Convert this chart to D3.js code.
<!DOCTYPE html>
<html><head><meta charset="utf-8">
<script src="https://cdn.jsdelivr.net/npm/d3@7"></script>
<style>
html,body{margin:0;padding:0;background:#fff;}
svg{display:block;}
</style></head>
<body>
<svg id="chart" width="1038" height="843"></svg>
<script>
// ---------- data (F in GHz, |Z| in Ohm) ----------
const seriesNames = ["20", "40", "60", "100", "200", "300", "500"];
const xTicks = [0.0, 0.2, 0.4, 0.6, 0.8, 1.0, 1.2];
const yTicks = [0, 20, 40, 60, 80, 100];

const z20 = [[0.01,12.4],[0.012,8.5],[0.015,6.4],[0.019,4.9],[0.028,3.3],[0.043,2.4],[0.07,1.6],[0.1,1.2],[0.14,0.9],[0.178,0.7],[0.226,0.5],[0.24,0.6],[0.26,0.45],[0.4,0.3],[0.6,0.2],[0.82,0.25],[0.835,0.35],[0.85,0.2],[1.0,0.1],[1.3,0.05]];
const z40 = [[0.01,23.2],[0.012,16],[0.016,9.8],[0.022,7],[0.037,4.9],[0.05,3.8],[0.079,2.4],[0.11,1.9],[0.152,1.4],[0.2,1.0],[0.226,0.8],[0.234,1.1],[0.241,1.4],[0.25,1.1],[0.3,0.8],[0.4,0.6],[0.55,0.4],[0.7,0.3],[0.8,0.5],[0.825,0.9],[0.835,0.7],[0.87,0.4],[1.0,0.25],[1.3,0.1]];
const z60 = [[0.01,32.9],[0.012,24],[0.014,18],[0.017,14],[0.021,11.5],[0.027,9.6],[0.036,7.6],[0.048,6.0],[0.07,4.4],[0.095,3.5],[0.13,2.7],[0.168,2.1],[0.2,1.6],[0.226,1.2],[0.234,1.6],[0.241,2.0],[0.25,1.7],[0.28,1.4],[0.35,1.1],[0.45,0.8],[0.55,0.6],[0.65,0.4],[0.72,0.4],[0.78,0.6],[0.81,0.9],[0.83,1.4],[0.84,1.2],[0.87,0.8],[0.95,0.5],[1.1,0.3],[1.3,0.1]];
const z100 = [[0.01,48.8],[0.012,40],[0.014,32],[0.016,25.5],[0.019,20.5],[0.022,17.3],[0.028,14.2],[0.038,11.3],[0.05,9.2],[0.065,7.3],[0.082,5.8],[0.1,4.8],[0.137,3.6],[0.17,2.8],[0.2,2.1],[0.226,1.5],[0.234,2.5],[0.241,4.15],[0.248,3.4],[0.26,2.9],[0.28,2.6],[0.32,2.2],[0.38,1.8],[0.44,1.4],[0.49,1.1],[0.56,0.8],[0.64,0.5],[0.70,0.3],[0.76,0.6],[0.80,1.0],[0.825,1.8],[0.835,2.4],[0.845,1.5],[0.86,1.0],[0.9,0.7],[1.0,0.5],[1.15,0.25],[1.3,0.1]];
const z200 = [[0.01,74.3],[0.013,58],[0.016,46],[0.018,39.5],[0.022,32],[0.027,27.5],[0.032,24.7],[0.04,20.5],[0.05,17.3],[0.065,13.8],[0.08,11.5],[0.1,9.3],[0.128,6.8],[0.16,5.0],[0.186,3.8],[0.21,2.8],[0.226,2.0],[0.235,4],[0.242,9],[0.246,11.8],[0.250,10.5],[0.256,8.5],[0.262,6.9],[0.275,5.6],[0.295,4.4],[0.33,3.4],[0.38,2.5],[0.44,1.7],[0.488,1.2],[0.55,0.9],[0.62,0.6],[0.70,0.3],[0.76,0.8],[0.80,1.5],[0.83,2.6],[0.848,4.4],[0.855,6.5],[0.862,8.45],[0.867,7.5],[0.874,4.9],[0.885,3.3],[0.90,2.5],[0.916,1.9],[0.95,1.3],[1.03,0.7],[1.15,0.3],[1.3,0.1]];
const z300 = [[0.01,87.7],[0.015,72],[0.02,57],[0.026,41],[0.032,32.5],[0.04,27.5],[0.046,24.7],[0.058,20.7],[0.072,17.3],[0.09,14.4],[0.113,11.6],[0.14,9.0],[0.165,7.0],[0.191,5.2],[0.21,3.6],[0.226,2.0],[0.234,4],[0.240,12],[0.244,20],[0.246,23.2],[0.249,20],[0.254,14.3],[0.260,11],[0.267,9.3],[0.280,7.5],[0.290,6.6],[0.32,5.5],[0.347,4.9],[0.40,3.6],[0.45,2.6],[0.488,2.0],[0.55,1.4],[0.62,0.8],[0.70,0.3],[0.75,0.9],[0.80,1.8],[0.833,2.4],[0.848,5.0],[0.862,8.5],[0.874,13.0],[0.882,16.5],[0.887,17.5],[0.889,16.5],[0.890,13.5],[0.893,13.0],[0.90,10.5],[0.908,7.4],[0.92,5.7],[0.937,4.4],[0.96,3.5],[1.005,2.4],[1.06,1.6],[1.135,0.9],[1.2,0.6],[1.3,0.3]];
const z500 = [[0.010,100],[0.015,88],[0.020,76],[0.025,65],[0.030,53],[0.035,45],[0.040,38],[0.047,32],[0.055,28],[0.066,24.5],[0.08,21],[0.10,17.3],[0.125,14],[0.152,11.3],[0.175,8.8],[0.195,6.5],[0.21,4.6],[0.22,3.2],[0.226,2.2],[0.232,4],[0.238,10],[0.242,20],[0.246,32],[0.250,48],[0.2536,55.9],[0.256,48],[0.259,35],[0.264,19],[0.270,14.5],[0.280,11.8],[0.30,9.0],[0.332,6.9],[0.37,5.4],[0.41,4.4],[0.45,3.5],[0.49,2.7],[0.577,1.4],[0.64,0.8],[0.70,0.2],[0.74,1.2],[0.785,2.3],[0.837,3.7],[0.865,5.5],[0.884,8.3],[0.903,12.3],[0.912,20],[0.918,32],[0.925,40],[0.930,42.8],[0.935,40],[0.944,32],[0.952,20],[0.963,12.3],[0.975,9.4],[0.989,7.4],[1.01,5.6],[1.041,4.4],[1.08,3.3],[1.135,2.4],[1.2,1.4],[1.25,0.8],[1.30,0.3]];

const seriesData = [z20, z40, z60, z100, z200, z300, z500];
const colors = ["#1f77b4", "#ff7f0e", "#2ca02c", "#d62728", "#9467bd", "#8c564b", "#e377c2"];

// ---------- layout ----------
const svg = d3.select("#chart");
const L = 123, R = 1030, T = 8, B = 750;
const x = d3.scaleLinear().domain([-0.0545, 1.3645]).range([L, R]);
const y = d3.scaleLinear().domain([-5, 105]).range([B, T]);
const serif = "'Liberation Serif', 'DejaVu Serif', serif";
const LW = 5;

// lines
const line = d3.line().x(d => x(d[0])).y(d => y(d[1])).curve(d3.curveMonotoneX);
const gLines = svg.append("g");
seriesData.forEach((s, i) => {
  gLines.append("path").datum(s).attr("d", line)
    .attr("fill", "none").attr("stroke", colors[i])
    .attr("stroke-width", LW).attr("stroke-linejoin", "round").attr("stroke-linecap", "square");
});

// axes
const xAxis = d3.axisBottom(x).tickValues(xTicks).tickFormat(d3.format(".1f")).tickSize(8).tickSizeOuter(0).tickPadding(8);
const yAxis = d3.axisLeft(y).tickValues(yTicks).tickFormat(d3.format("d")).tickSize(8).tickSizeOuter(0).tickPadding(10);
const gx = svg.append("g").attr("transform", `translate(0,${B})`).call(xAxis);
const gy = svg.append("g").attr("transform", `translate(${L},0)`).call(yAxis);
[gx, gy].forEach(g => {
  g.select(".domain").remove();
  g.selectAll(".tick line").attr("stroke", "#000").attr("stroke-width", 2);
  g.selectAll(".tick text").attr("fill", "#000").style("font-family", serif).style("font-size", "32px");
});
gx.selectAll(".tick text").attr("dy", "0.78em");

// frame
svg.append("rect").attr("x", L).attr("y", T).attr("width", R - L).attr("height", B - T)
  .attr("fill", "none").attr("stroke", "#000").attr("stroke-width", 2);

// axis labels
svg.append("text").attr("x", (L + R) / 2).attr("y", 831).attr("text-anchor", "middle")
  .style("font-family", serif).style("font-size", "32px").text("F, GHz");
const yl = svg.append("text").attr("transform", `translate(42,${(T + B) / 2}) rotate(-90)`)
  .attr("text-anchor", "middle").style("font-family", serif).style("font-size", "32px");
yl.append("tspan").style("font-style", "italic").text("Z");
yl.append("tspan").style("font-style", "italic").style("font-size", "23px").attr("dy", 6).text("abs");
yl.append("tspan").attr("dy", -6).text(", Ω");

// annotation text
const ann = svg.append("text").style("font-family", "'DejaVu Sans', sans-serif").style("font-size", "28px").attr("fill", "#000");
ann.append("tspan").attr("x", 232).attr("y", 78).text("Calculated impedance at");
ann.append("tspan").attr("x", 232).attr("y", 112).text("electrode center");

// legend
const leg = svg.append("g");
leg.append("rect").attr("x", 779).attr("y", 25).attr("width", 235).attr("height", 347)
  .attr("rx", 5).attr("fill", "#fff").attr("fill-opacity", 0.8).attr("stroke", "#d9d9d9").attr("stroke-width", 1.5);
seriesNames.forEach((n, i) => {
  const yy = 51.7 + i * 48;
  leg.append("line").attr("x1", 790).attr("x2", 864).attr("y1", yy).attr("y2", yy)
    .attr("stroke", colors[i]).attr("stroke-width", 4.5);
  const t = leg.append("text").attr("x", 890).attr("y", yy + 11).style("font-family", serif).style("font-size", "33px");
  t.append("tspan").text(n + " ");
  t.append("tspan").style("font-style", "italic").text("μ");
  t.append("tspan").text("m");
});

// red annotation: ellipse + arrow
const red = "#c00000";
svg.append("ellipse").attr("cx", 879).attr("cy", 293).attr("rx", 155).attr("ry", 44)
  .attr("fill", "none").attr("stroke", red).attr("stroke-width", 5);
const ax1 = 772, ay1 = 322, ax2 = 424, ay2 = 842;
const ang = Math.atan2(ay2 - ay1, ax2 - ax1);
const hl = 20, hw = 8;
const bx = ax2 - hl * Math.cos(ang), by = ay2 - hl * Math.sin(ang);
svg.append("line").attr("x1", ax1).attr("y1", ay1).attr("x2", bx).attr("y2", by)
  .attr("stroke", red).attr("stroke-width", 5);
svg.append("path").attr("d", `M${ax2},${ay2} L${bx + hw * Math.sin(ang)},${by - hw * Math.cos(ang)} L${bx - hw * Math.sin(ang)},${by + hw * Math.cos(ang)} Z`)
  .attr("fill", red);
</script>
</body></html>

____

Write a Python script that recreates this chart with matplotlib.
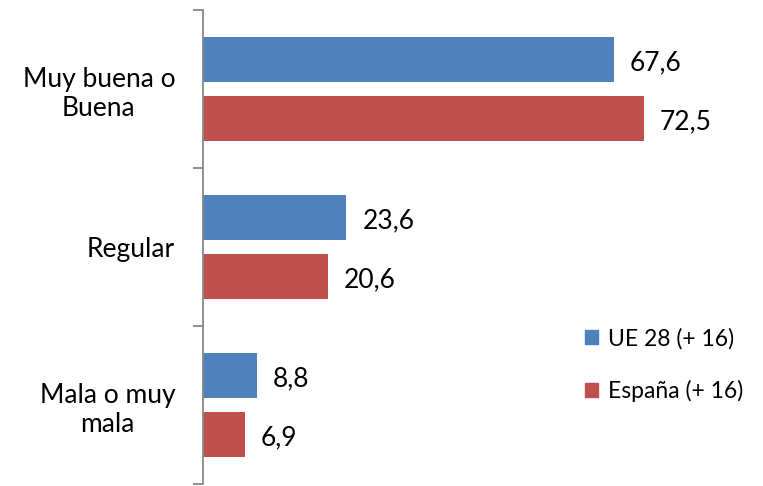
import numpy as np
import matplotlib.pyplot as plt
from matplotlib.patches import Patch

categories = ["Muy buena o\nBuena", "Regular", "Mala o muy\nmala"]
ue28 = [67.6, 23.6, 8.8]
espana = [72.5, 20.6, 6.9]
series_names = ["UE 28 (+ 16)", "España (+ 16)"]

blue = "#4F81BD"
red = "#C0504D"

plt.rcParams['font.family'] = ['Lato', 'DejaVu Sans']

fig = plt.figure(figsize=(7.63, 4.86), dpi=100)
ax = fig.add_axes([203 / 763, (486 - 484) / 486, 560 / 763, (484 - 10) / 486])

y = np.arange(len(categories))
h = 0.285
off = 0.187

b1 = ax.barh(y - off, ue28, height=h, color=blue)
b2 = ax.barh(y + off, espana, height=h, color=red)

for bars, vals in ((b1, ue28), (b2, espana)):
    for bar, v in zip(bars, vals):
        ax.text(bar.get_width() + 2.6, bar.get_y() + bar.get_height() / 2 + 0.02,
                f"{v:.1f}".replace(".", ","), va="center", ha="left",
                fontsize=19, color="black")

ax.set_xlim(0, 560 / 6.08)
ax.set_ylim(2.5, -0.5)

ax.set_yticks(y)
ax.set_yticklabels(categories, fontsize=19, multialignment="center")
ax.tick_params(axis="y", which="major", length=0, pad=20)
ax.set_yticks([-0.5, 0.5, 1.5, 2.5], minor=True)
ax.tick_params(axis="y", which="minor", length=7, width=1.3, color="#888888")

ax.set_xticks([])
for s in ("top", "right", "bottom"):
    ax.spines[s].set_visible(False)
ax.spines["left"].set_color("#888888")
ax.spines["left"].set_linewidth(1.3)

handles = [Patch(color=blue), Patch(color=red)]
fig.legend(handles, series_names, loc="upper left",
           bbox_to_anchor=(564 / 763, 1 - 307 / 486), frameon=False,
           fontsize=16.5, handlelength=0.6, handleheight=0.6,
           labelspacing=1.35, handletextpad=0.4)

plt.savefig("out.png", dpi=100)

____

**SET EXERCISE**
Each line from the line with "Convert this chart to D3.js code." to the line with "const yTicks = [0, 20, 40, 60, 80, 100];" is to be echoed exactly; both boundary lines are included, and nothing else is to be output.

**TASK RESPONSE**
Convert this chart to D3.js code.
<!DOCTYPE html>
<html><head><meta charset="utf-8">
<script src="https://cdn.jsdelivr.net/npm/d3@7"></script>
<style>
html,body{margin:0;padding:0;background:#fff;}
svg{display:block;}
</style></head>
<body>
<svg id="chart" width="1038" height="843"></svg>
<script>
// ---------- data (F in GHz, |Z| in Ohm) ----------
const seriesNames = ["20", "40", "60", "100", "200", "300", "500"];
const xTicks = [0.0, 0.2, 0.4, 0.6, 0.8, 1.0, 1.2];
const yTicks = [0, 20, 40, 60, 80, 100];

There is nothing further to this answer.